━━━━━ EXERCISE INPUTS ━━━━━
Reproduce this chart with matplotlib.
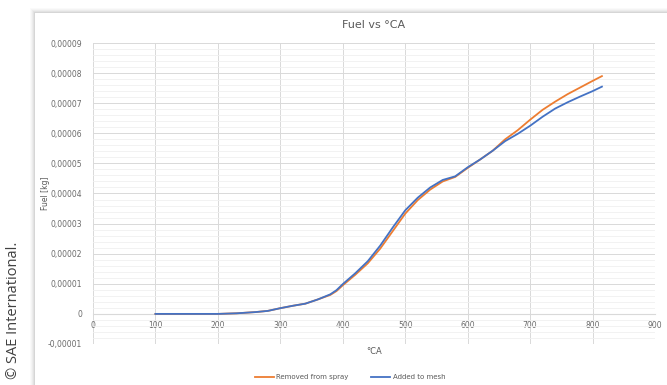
import numpy as np
import matplotlib
matplotlib.use("Agg")
import matplotlib.pyplot as plt
from matplotlib.patches import Rectangle
from matplotlib.ticker import MultipleLocator, FuncFormatter

# Dados (°CA, fuel em 1e-5 kg)
ca = [100, 150, 200, 230, 260, 280, 300, 320, 340, 360, 380, 390, 400, 420,
      440, 460, 480, 500, 520, 540, 560, 580, 600, 620, 640, 660, 680, 700,
      720, 740, 760, 780, 800, 815]
removed_spray = [0, 0, 0, 0.02, 0.06, 0.1, 0.19, 0.27, 0.34, 0.48, 0.63, 0.76,
                 0.95, 1.3, 1.68, 2.17, 2.75, 3.33, 3.78, 4.13, 4.4, 4.55,
                 4.85, 5.13, 5.42, 5.8, 6.1, 6.45, 6.78, 7.05, 7.3, 7.52,
                 7.74, 7.9]
added_mesh = [0, 0, 0, 0.02, 0.06, 0.1, 0.19, 0.27, 0.34, 0.48, 0.65, 0.79,
              0.99, 1.35, 1.75, 2.27, 2.87, 3.44, 3.86, 4.2, 4.45, 4.57,
              4.87, 5.13, 5.42, 5.74, 5.98, 6.25, 6.55, 6.82, 7.03, 7.22,
              7.4, 7.55]

x = np.array(ca)
y_orange = np.array(removed_spray) * 1e-5
y_blue = np.array(added_mesh) * 1e-5

fig = plt.figure(figsize=(6.67, 3.85), dpi=100)
fig.patch.set_facecolor("white")

# "cartão" do Excel com sombra
for i, a in enumerate([0.02, 0.025, 0.03, 0.04, 0.05]):
    d = (5 - i) / 667
    fig.patches.append(Rectangle((35 / 667 - d, 0), 1, 1 - 13 / 385 + d * 667 / 385,
                                 transform=fig.transFigure, facecolor="black",
                                 alpha=a, edgecolor="none", zorder=-2))
fig.patches.append(Rectangle((35 / 667, 0), 1, 1 - 13 / 385, transform=fig.transFigure,
                             facecolor="white", edgecolor="none", zorder=-1))

ax = fig.add_axes([93 / 667, 41 / 385, 562 / 667, 301 / 385])
ax.set_zorder(2)
ax.set_facecolor("none")

ax.plot(x, y_orange, color="#ED7D31", lw=1.3, label="Removed from spray", zorder=3)
ax.plot(x, y_blue, color="#4472C4", lw=1.3, label="Added to mesh", zorder=4)

ax.set_xlim(0, 900)
ax.set_ylim(-0.00001, 0.00009)
ax.xaxis.set_major_locator(MultipleLocator(100))
ax.yaxis.set_major_locator(MultipleLocator(0.00001))
ax.yaxis.set_minor_locator(MultipleLocator(0.000002))

def fmt_y(v, pos):
    if abs(v) < 1e-12:
        return "0"
    return f"{v:.5f}".replace(".", ",")

ax.yaxis.set_major_formatter(FuncFormatter(fmt_y))

ax.grid(which="major", color="#D9D9D9", lw=0.7)
ax.grid(which="minor", axis="y", color="#F0F0F0", lw=0.6)
ax.set_axisbelow(True)

for s in ["top", "right", "left"]:
    ax.spines[s].set_visible(False)
ax.spines["bottom"].set_position(("data", 0))
ax.spines["bottom"].set_color("#D9D9D9")
ax.spines["bottom"].set_linewidth(0.8)

ax.tick_params(which="both", length=0, labelsize=5.5, labelcolor="#6a6a6a")
ax.tick_params(axis="x", pad=5)
ax.tick_params(axis="y", pad=8)

ax.set_title("Fuel vs °CA", fontsize=8, color="#595959", pad=11)
ax.set_ylabel("Fuel [kg]", fontsize=5.5, color="#595959")
ax.yaxis.set_label_coords(-0.076, 0.5)
fig.text(374 / 667, 1 - 352 / 385, "°CA", fontsize=6, color="#595959",
         ha="center", va="center")

fig.legend(loc="center", bbox_to_anchor=(350 / 667, 1 - 377 / 385), ncol=2,
           frameon=False, fontsize=5, handlelength=2.8, handletextpad=0.3,
           columnspacing=3.2, labelcolor="#595959")

fig.text(14 / 667, 1 - 310 / 385, "© SAE International.", rotation=90,
         fontsize=10.5, color="#404040", ha="center", va="center",
         family="Open Sans")

fig.savefig("out.png", dpi=100, facecolor="white")
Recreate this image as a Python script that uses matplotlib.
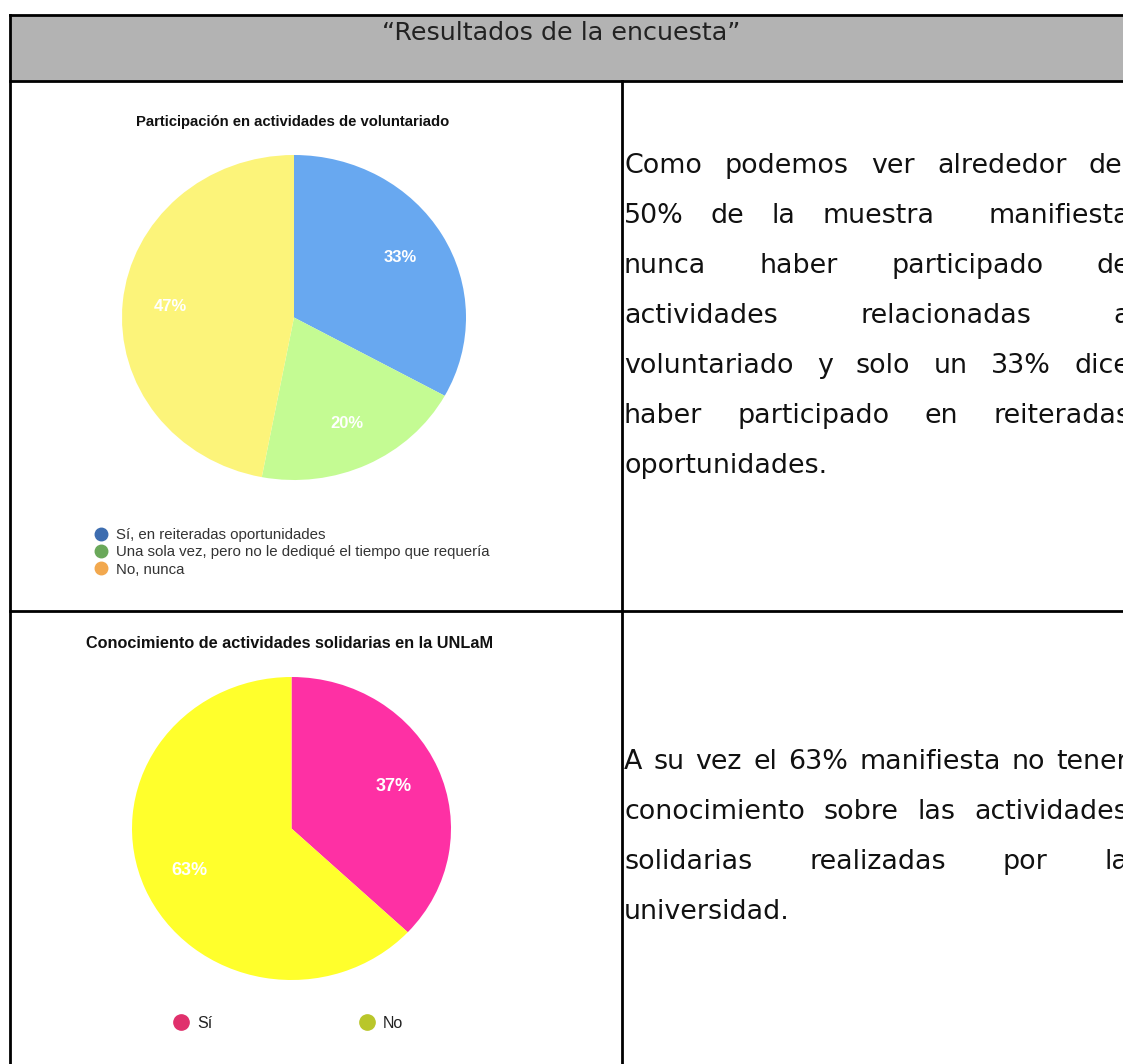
━━━━━
All lines from the start of the entries through the one with "from matplotlib.ticker import" are to be output exactly; omit the pictures.

Reproduce this chart with matplotlib.
import numpy as np
import matplotlib
matplotlib.use("Agg")
import matplotlib.pyplot as plt
from matplotlib.patches import Rectangle
from matplotlib.ticker import MultipleLocator, FuncFormatter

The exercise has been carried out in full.